Darius Leonard has flown all over the field and made plays so far this offseason as the WILL linebacker. If he is developed well, there is every reason to believe he can be an impact player like Chris Ballard envisioned when he drafted him. It would be foolish though, not to expect some rookie blunders from him.

In the absence of second year player Anthony Walker Jr. due to injury, Skai Moore has been the guy getting a lot of work at the MIKE linebacker spot. Moore has looked really impressive considering he was undrafted, but had some understandable struggles in the first preseason game. The Colts will need him to grow up fast as well if they don’t want to be absolutely abused across the middle.

The most experienced player in the linebacker group is Najee Goode. Goode played last season as a starter for the Eagles due to injury, but has been largely a rotational guy and backup throughout his career. Still, he provides more reliability and experience than anyone else in the defensive backfield, so there is certainly value having him as a part of the defense. But at 29, he likely doesn’t have some hidden abilities that have yet to be discovered. What you see is what you get, most likely. And what you see is a guy who was a backup for a Super Bowl team.

Beyond these three is Anthony Walker, who may or may not take over the starting spot when he returns from a groin injury. Walker offers a ton of unrealized potential that has been constantly sidelined with injuries. If he can stay healthy, he could offer a boost to the group. Antonio Morrison seems unlikely to make the team, but has starting experience. He simply doesn’t have the speed or playmaking ability the Colts will want going forward and they may opt to ditch the experience and let their young players develop.

In a scheme that relies heavily on the linebackers to make plays because the front four are smaller and working to get penetration into the backfield and get after the quarterback, this is a group that is more than a little concerning. Hopefully we will get to see these rookies break out and if they do, it could change our perspective on the defense very quickly.

Offensive Tackle

Indianapolis Colts v Los Angeles Ram Photo by Sean M. Haffey/Getty Images

The Colts have exactly one suitable offensive tackle. Anthony Castonzo is the only player on the team who really locks down the position. When he is hurt, which he rarely has been, things fall apart quickly. Denzelle Good has potential, but struggles to stay healthy. Joe Haeg is a great option as a backup, but he isn’t the guy you want as your starter at the position. Austin Howard was brought in to help temporarily deal with the issue at right tackle and if camp and the first preseason game are any indication, he hasn’t impressed the coaching staff all that much.

It is telling when the team is giving first team reps at tackle to their rookie 2nd round pick at guard. While Braden Smith may do admirably there, and if he can develop into a solid tackle, could be invaluable on the offensive line going forward, it points to the lack of talent at the position.

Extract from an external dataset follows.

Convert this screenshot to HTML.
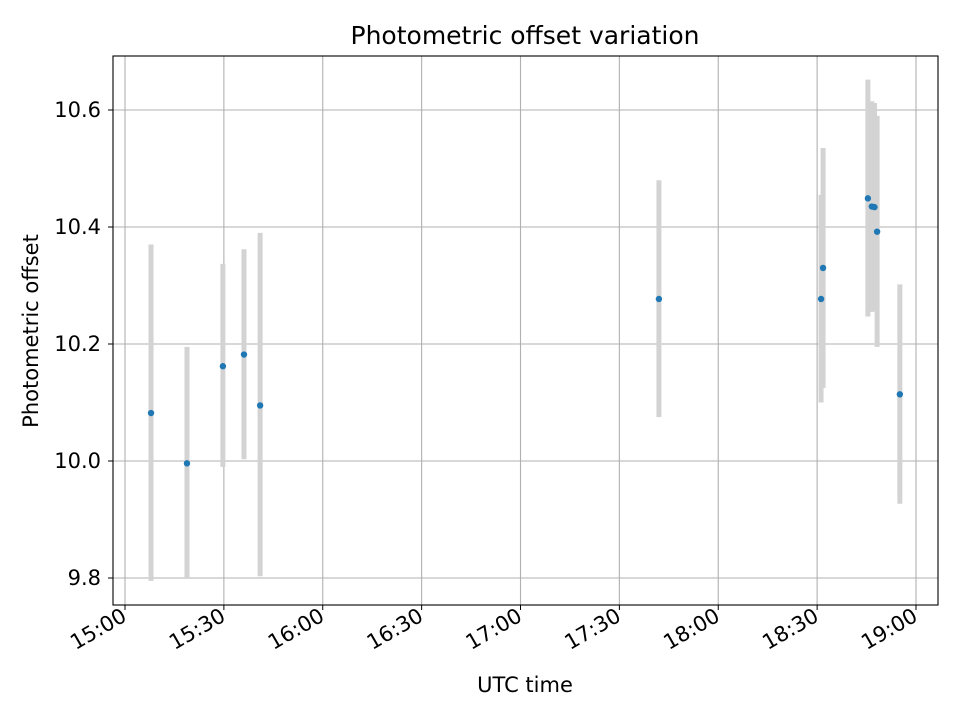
<!DOCTYPE html>
<html><head><meta charset="utf-8"><style>body{margin:0;background:#fff}svg text{font-family:"DejaVu Sans","Liberation Sans",sans-serif}</style></head>
<body>
<svg id="c" width="960" height="720" xmlns="http://www.w3.org/2000/svg">
<rect width="960" height="720" fill="#fff"/>
<g id="grid"></g><g id="bars"></g><g id="pts"></g><g id="ax"></g>
<rect x="113" y="56" width="825" height="549" fill="none" stroke="#000" stroke-width="1.1"/>
<text x="525" y="44" font-size="25px" text-anchor="middle">Photometric offset variation</text>
<text x="525" y="692" font-size="21px" text-anchor="middle">UTC time</text>
<text transform="translate(38,331) rotate(-90)" font-size="21px" text-anchor="middle">Photometric offset</text>
</svg>
<script>
const minutes=[7.9,18.8,29.7,36.1,41,162,211.2,211.8,225.4,226.6,227.4,228.2,235.1];
const values=[10.082,9.996,10.162,10.182,10.095,10.277,10.277,10.33,10.449,10.435,10.434,10.392,10.114];
const lows=[9.795,9.80,9.99,10.003,9.803,10.075,10.10,10.125,10.247,10.255,10.257,10.195,9.927];
const highs=[10.37,10.195,10.337,10.362,10.39,10.48,10.455,10.535,10.652,10.615,10.612,10.59,10.302];
const xTicks=[0,30,60,90,120,150,180,210,240];
const xLabels=["15:00","15:30","16:00","16:30","17:00","17:30","18:00","18:30","19:00"];
const yTicks=[9.8,10.0,10.2,10.4,10.6];
const yLabels=["9.8","10.0","10.2","10.4","10.6"];
const X=m=>125+m*(916-125)/240;
const Y=v=>461-(v-10)*(461-344)/0.2;
const NS="http://www.w3.org/2000/svg";
function mk(p,t,a){const e=document.createElementNS(NS,t);for(const k in a)e.setAttribute(k,a[k]);document.getElementById(p).appendChild(e);return e;}
xTicks.forEach((m,i)=>{
 const g=mk('grid','line',{x1:X(m),x2:X(m),y1:56,y2:605,stroke:'#b0b0b0','stroke-width':1.1});
 
 
 const t=mk('ax','line',{x1:X(m),x2:X(m),y1:605,y2:610,stroke:'#000'});
 
 
 const l=mk('ax','text',{x:X(m)+3,y:620,'font-size':'21px','text-anchor':'end',transform:`rotate(-30 ${X(m)+3} 620)`});
 l.textContent=xLabels[i];
 
 
});
yTicks.forEach((v,i)=>{
 const g=mk('grid','line',{x1:113,x2:938,y1:Y(v),y2:Y(v),stroke:'#b0b0b0','stroke-width':1.1});
 
 
 const t=mk('ax','line',{x1:108,x2:113,y1:Y(v),y2:Y(v),stroke:'#000'});
 
 
 const l=mk('ax','text',{x:101,y:Y(v)+7,'font-size':'21px','text-anchor':'end'});
 l.textContent=yLabels[i];
 
 
});
minutes.forEach((m,i)=>{
 const b=mk('bars','line',{x1:X(m),x2:X(m),y1:Y(lows[i]),y2:Y(highs[i]),stroke:'#d3d3d3','stroke-width':5});
 
 
 const p=mk('pts','circle',{cx:X(m),cy:Y(values[i]),r:3.2,fill:'#1f77b4'});
 
 
});
</script>
</body></html>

To be totally fair to the team, there is a dearth of talent across the league along the offensive line as a whole. It isn’t really as though there were great tackles available that Ballard somehow missed. The mediocre linemen that were on the market got paid like they were already wearing their gold jackets.

Regardless, the truth remains that the Colts are one significant injury at tackle away from having a very bad situation, and short of hoping Braden Smith can develop into a good tackle, and crossing their fingers and wishing the injury bug away, they don’t have a lot they can do about it.

Lesser Needs

Wide Receiver

The Colts don’t have the best group of wide receivers in the league. However, T.Y. Hilton is a top ten receiver, and Chester Rogers and Ryan Grant both have the necessary talent to make plays when needed. Deon Cain gave a lot of hope for what this group could look like if he continued to make plays in the regular season as he had in training camp, and that injury was a big blow. However, Andrew Luck is talented enough as a passer that he can lift these players to be solid and move the ball successfully. With a solid tight end group to supplement the passing game, the receivers should be fine, but I expect this will be an area that gets addressed in the 2019 offseason.

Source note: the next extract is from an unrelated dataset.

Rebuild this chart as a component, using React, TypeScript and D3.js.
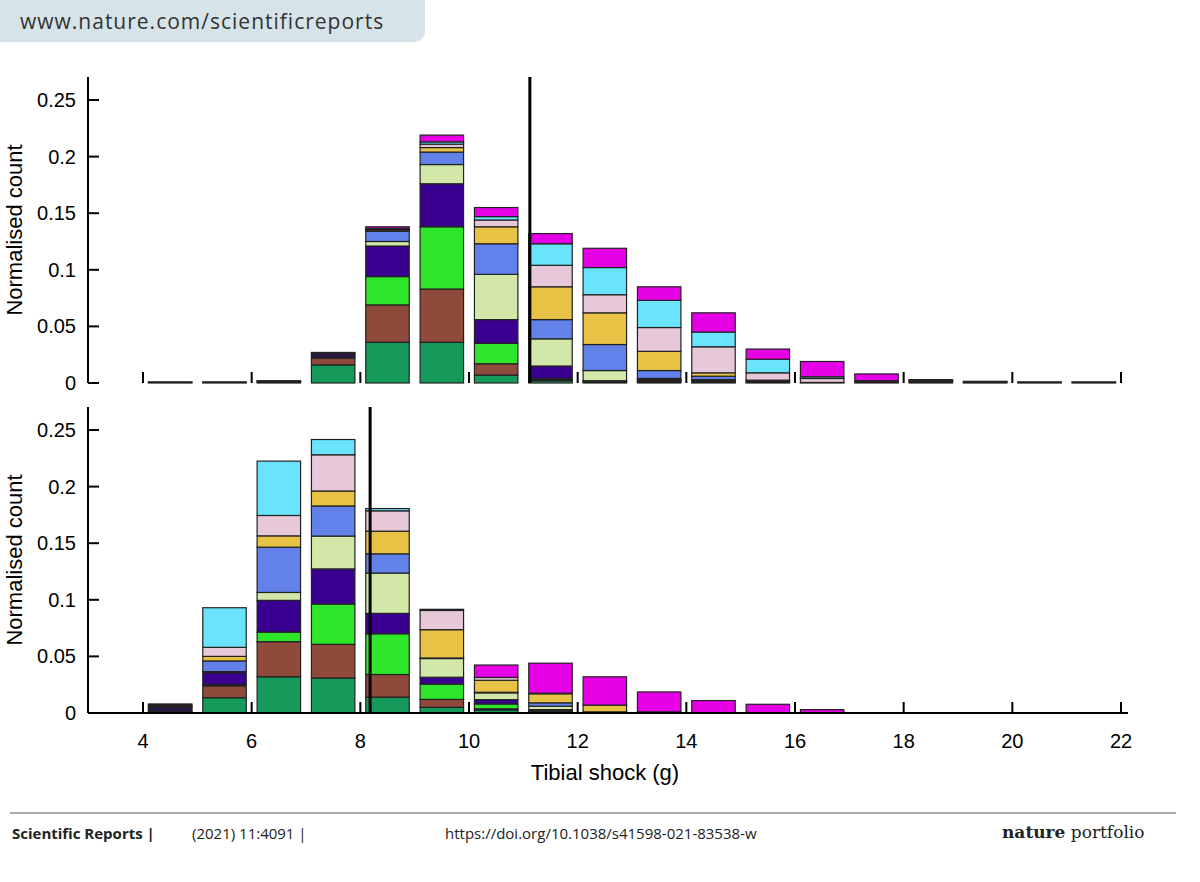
import * as d3 from 'd3';

const colors = ['#169a5c', '#8f4a3c', '#2ee62a', '#3a0090', '#d2e8a8', '#6282ea', '#e8c244', '#e6c8d8', '#6ae4fc', '#e600e6'];
const bins = [4, 5, 6, 7, 8, 9, 10, 11, 12, 13, 14, 15, 16, 17, 18, 19, 20, 21];
const yTicks = [0, 0.05, 0.1, 0.15, 0.2, 0.25];
const xTicks = [4, 6, 8, 10, 12, 14, 16, 18, 20, 22];

// stacked segments per bin, bottom to top in colour order
const topData = [
  [0.0005, 0, 0, 0.0005, 0, 0, 0, 0, 0, 0],
  [0.0005, 0, 0, 0.0005, 0, 0, 0, 0, 0, 0],
  [0.001, 0.0005, 0, 0.0005, 0, 0, 0, 0, 0, 0],
  [0.016, 0.006, 0.001, 0.002, 0.0005, 0.001, 0, 0, 0, 0.0005],
  [0.036, 0.033, 0.025, 0.027, 0.004, 0.009, 0.001, 0.001, 0.0005, 0.0015],
  [0.036, 0.047, 0.055, 0.038, 0.017, 0.011, 0.004, 0.003, 0.002, 0.006],
  [0.007, 0.010, 0.018, 0.021, 0.040, 0.027, 0.015, 0.006, 0.003, 0.008],
  [0.002, 0.001, 0.001, 0.011, 0.024, 0.017, 0.029, 0.019, 0.019, 0.009],
  [0.001, 0.0005, 0.0003, 0.0002, 0.009, 0.023, 0.028, 0.016, 0.024, 0.017],
  [0.001, 0.001, 0.0005, 0.0005, 0.001, 0.007, 0.017, 0.021, 0.024, 0.012],
  [0.001, 0.0005, 0.0005, 0.0005, 0.0005, 0.003, 0.003, 0.023, 0.013, 0.017],
  [0, 0.001, 0, 0.001, 0, 0, 0.0005, 0.0065, 0.012, 0.009],
  [0, 0, 0, 0.0005, 0, 0, 0, 0.0035, 0.0015, 0.0135],
  [0, 0, 0, 0.001, 0, 0.001, 0, 0, 0, 0.006],
  [0, 0, 0, 0.001, 0, 0.001, 0, 0.0005, 0, 0.0005],
  [0, 0, 0, 0.0005, 0, 0.0005, 0, 0, 0, 0.0005],
  [0, 0, 0, 0.0005, 0, 0, 0, 0, 0, 0.0005],
  [0, 0, 0, 0.0005, 0, 0, 0, 0, 0, 0.0005],
];
const bottomData = [
  [0.001, 0.001, 0.0005, 0.002, 0.001, 0.001, 0.0005, 0.001, 0, 0],
  [0.0135, 0.0105, 0.001, 0.0106, 0.001, 0.0094, 0.004, 0.008, 0.035, 0],
  [0.032, 0.031, 0.0085, 0.028, 0.007, 0.040, 0.010, 0.018, 0.048, 0],
  [0.031, 0.0297, 0.0356, 0.031, 0.029, 0.0266, 0.0132, 0.032, 0.0135, 0],
  [0.014, 0.020, 0.036, 0.018, 0.0356, 0.017, 0.020, 0.018, 0.002, 0],
  [0.005, 0.007, 0.0136, 0.006, 0.0165, 0.0005, 0.025, 0.017, 0.001, 0],
  [0.0027, 0.001, 0.0043, 0.0038, 0.006, 0.0005, 0.0106, 0.0025, 0, 0.011],
  [0.001, 0.0005, 0.0005, 0.001, 0.003, 0.003, 0.008, 0.0005, 0, 0.0265],
  [0, 0, 0, 0, 0.001, 0, 0.006, 0, 0, 0.025],
  [0, 0, 0, 0.001, 0, 0, 0, 0, 0, 0.0176],
  [0, 0, 0, 0, 0, 0, 0, 0, 0, 0.011],
  [0, 0, 0, 0, 0, 0, 0, 0, 0, 0.0077],
  [0, 0, 0, 0, 0, 0, 0, 0, 0, 0.003],
  [0, 0, 0, 0, 0, 0, 0, 0, 0, 0],
  [0, 0, 0, 0, 0, 0, 0, 0, 0, 0],
  [0, 0, 0, 0, 0, 0, 0, 0, 0, 0],
  [0, 0, 0, 0, 0, 0, 0, 0, 0, 0],
  [0, 0, 0, 0, 0, 0, 0, 0, 0, 0],
];
const topThreshold = 11.12;
const bottomThreshold = 8.18;

const x = d3.scaleLinear().domain([4, 22]).range([143, 1121]);
const font = 'Arial, "Liberation Sans", sans-serif';

function Panel({ data, top, threshold, showX }: { data: number[][]; top: number; threshold: number; showX: boolean }) {
  const base = top + 306;
  const y = d3.scaleLinear().domain([0, 0.25]).range([base, base - 283]);
  return (
    <g>
      <line x1={88} x2={88} y1={top} y2={base} stroke="#000" strokeWidth={2} />
      {yTicks.map(t => (
        <g key={t}>
          <line x1={88} x2={99} y1={y(t)} y2={y(t)} stroke="#000" strokeWidth={2} />
          <text x={76} y={y(t)} dy="0.35em" textAnchor="end" fontSize={20} fontFamily={font}>{t}</text>
        </g>
      ))}
      <text transform={`translate(22,${(top + base) / 2}) rotate(-90)`} textAnchor="middle" fontSize={22} fontFamily={font}>Normalised count</text>
      {bins.map((b, i) => {
        const stack = d3.cumsum(data[i]);
        return data[i].map((v, k) => v <= 0 ? null : (
          <rect key={`${b}-${k}`} x={x(b + 0.1)} width={x(b + 0.9) - x(b + 0.1)}
            y={y(stack[k])} height={y(stack[k] - v) - y(stack[k])}
            fill={colors[k]} stroke="#222" strokeWidth={1.2} />
        ));
      })}
      {xTicks.map(t => (
        <line key={t} x1={x(t)} x2={x(t)} y1={base} y2={base - 11} stroke="#000" strokeWidth={2} />
      ))}
      {showX && <line x1={88} x2={1128} y1={base} y2={base} stroke="#000" strokeWidth={2} />}
      {showX && xTicks.map(t => (
        <text key={t} x={x(t)} y={base + 35} textAnchor="middle" fontSize={20} fontFamily={font}>{t}</text>
      ))}
      <line x1={x(threshold)} x2={x(threshold)} y1={top} y2={base} stroke="#000" strokeWidth={3} />
    </g>
  );
}

export default function App() {
  return (
    <svg width={1200} height={882} style={{ position: 'absolute', left: 0, top: 0, background: '#fff' }}>
      <path d="M0,0 H425 V30 Q425,42 413,42 H0 Z" fill="#d6e3e8" />
      <text x={20} y={29} fontSize={21} fontFamily='"Open Sans", sans-serif' letterSpacing={1} fill="#333">www.nature.com/scientificreports</text>
      <Panel data={topData} top={77} threshold={topThreshold} showX={false} />
      <Panel data={bottomData} top={407} threshold={bottomThreshold} showX={true} />
      <text x={605} y={780} textAnchor="middle" fontSize={22} fontFamily={font}>Tibial shock (g)</text>
      <line x1={10} x2={1176} y1={813} y2={813} stroke="#555" strokeWidth={1} />
      <text x={12} y={839} fontSize={15} fontWeight="bold" fontFamily='"Open Sans", sans-serif' fill="#222">Scientific Reports |</text>
      <text x={192} y={839} fontSize={15} fontFamily='"Open Sans", sans-serif' fill="#222">(2021) 11:4091  |</text>
      <text x={445} y={839} fontSize={15} fontFamily='"Open Sans", sans-serif' fill="#222">https://doi.org/10.1038/s41598-021-83538-w</text>
      <text x={1002} y={838} fontSize={17} fontFamily='"DejaVu Serif", serif' fill="#222"><tspan fontWeight="bold">nature</tspan> portfolio</text>
    </svg>
  );
}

While the starting safeties, Malik Hooker and Clayton Geathers, could present one of the more formidable pairs in the league when healthy, they haven’t ever been healthy and on the field together. Matthias Farley has stepped up and been a valuable rotational player and made a case that he could even be in contention to start. However, the Colts still need a solid player at that 4th spot, and I might even make the argument that Geathers would be a better backup than a starter, and that if the Colts have the opportunity in the offseason to get upgrade at strong safety, they should do so.

The outlook is a little bit bleak on some of the position groups. However, almost all of that is because of the groups being so young. If they are well developed and grow into their roles, we could be looking at the beginnings of a very formidable defense in the coming years. Until that time, it is fortunate that we have one of the best quarterbacks in the game.